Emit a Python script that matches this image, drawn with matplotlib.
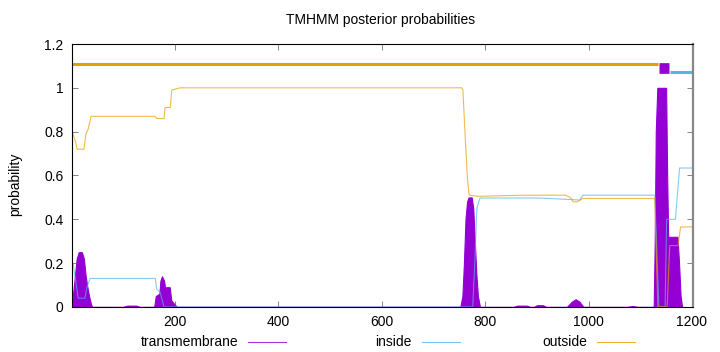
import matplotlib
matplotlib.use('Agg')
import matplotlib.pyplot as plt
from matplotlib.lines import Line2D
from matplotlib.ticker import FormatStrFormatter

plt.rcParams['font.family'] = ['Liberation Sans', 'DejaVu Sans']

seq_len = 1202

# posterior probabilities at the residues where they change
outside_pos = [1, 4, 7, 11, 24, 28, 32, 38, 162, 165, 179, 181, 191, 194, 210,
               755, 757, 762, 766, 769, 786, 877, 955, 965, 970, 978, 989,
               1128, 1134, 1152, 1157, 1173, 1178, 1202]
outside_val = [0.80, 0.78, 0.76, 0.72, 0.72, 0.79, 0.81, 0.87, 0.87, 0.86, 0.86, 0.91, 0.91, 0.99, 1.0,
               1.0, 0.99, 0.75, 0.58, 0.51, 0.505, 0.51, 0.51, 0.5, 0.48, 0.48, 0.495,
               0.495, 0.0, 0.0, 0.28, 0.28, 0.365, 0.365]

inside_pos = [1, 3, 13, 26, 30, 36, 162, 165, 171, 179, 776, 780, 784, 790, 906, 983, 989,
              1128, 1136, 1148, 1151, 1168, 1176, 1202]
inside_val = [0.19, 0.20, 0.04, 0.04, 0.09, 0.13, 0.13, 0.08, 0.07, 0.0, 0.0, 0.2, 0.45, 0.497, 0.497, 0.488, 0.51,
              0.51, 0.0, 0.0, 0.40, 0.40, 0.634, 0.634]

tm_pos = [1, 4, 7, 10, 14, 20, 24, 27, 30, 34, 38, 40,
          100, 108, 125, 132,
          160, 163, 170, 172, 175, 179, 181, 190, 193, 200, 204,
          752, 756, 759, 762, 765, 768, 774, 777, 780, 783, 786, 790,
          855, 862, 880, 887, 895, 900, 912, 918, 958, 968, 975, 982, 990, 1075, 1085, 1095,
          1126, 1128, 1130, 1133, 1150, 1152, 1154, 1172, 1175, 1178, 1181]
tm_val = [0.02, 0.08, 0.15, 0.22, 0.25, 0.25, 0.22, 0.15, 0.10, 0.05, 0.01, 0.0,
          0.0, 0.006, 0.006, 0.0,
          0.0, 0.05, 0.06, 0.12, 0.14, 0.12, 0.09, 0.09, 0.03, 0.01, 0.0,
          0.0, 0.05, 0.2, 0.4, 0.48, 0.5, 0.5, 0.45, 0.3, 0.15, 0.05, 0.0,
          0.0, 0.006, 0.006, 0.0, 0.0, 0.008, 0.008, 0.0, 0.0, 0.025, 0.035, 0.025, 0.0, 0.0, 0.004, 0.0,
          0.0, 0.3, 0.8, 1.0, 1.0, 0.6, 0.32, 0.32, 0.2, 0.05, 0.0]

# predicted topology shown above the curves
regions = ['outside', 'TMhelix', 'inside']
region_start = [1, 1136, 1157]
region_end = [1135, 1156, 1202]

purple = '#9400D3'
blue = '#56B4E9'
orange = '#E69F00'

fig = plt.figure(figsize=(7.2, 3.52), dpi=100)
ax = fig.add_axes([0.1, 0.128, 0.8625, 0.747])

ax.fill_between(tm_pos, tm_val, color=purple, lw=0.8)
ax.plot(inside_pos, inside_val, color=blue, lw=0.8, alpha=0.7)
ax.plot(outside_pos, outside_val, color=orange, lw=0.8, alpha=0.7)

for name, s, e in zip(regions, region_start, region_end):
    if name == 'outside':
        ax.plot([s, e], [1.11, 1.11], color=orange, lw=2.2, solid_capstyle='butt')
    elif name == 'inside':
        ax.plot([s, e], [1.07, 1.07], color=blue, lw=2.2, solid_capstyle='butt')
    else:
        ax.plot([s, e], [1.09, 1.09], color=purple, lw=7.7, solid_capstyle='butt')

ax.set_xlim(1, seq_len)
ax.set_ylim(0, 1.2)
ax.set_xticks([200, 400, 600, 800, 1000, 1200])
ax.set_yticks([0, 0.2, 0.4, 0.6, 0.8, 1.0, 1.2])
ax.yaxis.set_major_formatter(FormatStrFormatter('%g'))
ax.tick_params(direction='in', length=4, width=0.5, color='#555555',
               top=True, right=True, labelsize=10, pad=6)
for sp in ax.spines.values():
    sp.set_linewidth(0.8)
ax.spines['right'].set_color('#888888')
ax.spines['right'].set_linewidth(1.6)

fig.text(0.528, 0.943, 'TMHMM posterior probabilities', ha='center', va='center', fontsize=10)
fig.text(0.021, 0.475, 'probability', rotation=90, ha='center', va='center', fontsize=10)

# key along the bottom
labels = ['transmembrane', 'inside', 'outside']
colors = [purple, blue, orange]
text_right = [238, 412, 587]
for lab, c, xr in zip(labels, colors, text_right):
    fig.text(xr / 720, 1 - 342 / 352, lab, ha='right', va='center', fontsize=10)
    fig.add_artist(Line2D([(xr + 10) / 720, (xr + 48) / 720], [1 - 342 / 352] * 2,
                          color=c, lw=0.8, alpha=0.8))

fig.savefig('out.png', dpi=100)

◆ ◆ ◆

Aim ::
Return the material word for word. Pictures are not part of the copy.

Task result ::
Emit a Python script that matches this image, drawn with matplotlib.
import matplotlib
matplotlib.use('Agg')
import matplotlib.pyplot as plt
from matplotlib.lines import Line2D
from matplotlib.ticker import FormatStrFormatter

plt.rcParams['font.family'] = ['Liberation Sans', 'DejaVu Sans']

seq_len = 1202

# posterior probabilities at the residues where they change
outside_pos = [1, 4, 7, 11, 24, 28, 32, 38, 162, 165, 179, 181, 191, 194, 210,
               755, 757, 762, 766, 769, 786, 877, 955, 965, 970, 978, 989,
               1128, 1134, 1152, 1157, 1173, 1178, 1202]
outside_val = [0.80, 0.78, 0.76, 0.72, 0.72, 0.79, 0.81, 0.87, 0.87, 0.86, 0.86, 0.91, 0.91, 0.99, 1.0,
               1.0, 0.99, 0.75, 0.58, 0.51, 0.505, 0.51, 0.51, 0.5, 0.48, 0.48, 0.495,
               0.495, 0.0, 0.0, 0.28, 0.28, 0.365, 0.365]

inside_pos = [1, 3, 13, 26, 30, 36, 162, 165, 171, 179, 776, 780, 784, 790, 906, 983, 989,
              1128, 1136, 1148, 1151, 1168, 1176, 1202]
inside_val = [0.19, 0.20, 0.04, 0.04, 0.09, 0.13, 0.13, 0.08, 0.07, 0.0, 0.0, 0.2, 0.45, 0.497, 0.497, 0.488, 0.51,
              0.51, 0.0, 0.0, 0.40, 0.40, 0.634, 0.634]

tm_pos = [1, 4, 7, 10, 14, 20, 24, 27, 30, 34, 38, 40,
          100, 108, 125, 132,
          160, 163, 170, 172, 175, 179, 181, 190, 193, 200, 204,
          752, 756, 759, 762, 765, 768, 774, 777, 780, 783, 786, 790,
          855, 862, 880, 887, 895, 900, 912, 918, 958, 968, 975, 982, 990, 1075, 1085, 1095,
          1126, 1128, 1130, 1133, 1150, 1152, 1154, 1172, 1175, 1178, 1181]
tm_val = [0.02, 0.08, 0.15, 0.22, 0.25, 0.25, 0.22, 0.15, 0.10, 0.05, 0.01, 0.0,
          0.0, 0.006, 0.006, 0.0,
          0.0, 0.05, 0.06, 0.12, 0.14, 0.12, 0.09, 0.09, 0.03, 0.01, 0.0,
          0.0, 0.05, 0.2, 0.4, 0.48, 0.5, 0.5, 0.45, 0.3, 0.15, 0.05, 0.0,
          0.0, 0.006, 0.006, 0.0, 0.0, 0.008, 0.008, 0.0, 0.0, 0.025, 0.035, 0.025, 0.0, 0.0, 0.004, 0.0,
          0.0, 0.3, 0.8, 1.0, 1.0, 0.6, 0.32, 0.32, 0.2, 0.05, 0.0]

# predicted topology shown above the curves
regions = ['outside', 'TMhelix', 'inside']
region_start = [1, 1136, 1157]
region_end = [1135, 1156, 1202]

purple = '#9400D3'
blue = '#56B4E9'
orange = '#E69F00'

fig = plt.figure(figsize=(7.2, 3.52), dpi=100)
ax = fig.add_axes([0.1, 0.128, 0.8625, 0.747])

ax.fill_between(tm_pos, tm_val, color=purple, lw=0.8)
ax.plot(inside_pos, inside_val, color=blue, lw=0.8, alpha=0.7)
ax.plot(outside_pos, outside_val, color=orange, lw=0.8, alpha=0.7)

for name, s, e in zip(regions, region_start, region_end):
    if name == 'outside':
        ax.plot([s, e], [1.11, 1.11], color=orange, lw=2.2, solid_capstyle='butt')
    elif name == 'inside':
        ax.plot([s, e], [1.07, 1.07], color=blue, lw=2.2, solid_capstyle='butt')
    else:
        ax.plot([s, e], [1.09, 1.09], color=purple, lw=7.7, solid_capstyle='butt')

ax.set_xlim(1, seq_len)
ax.set_ylim(0, 1.2)
ax.set_xticks([200, 400, 600, 800, 1000, 1200])
ax.set_yticks([0, 0.2, 0.4, 0.6, 0.8, 1.0, 1.2])
ax.yaxis.set_major_formatter(FormatStrFormatter('%g'))
ax.tick_params(direction='in', length=4, width=0.5, color='#555555',
               top=True, right=True, labelsize=10, pad=6)
for sp in ax.spines.values():
    sp.set_linewidth(0.8)
ax.spines['right'].set_color('#888888')
ax.spines['right'].set_linewidth(1.6)

fig.text(0.528, 0.943, 'TMHMM posterior probabilities', ha='center', va='center', fontsize=10)
fig.text(0.021, 0.475, 'probability', rotation=90, ha='center', va='center', fontsize=10)

# key along the bottom
labels = ['transmembrane', 'inside', 'outside']
colors = [purple, blue, orange]
text_right = [238, 412, 587]
for lab, c, xr in zip(labels, colors, text_right):
    fig.text(xr / 720, 1 - 342 / 352, lab, ha='right', va='center', fontsize=10)
    fig.add_artist(Line2D([(xr + 10) / 720, (xr + 48) / 720], [1 - 342 / 352] * 2,
                          color=c, lw=0.8, alpha=0.8))

fig.savefig('out.png', dpi=100)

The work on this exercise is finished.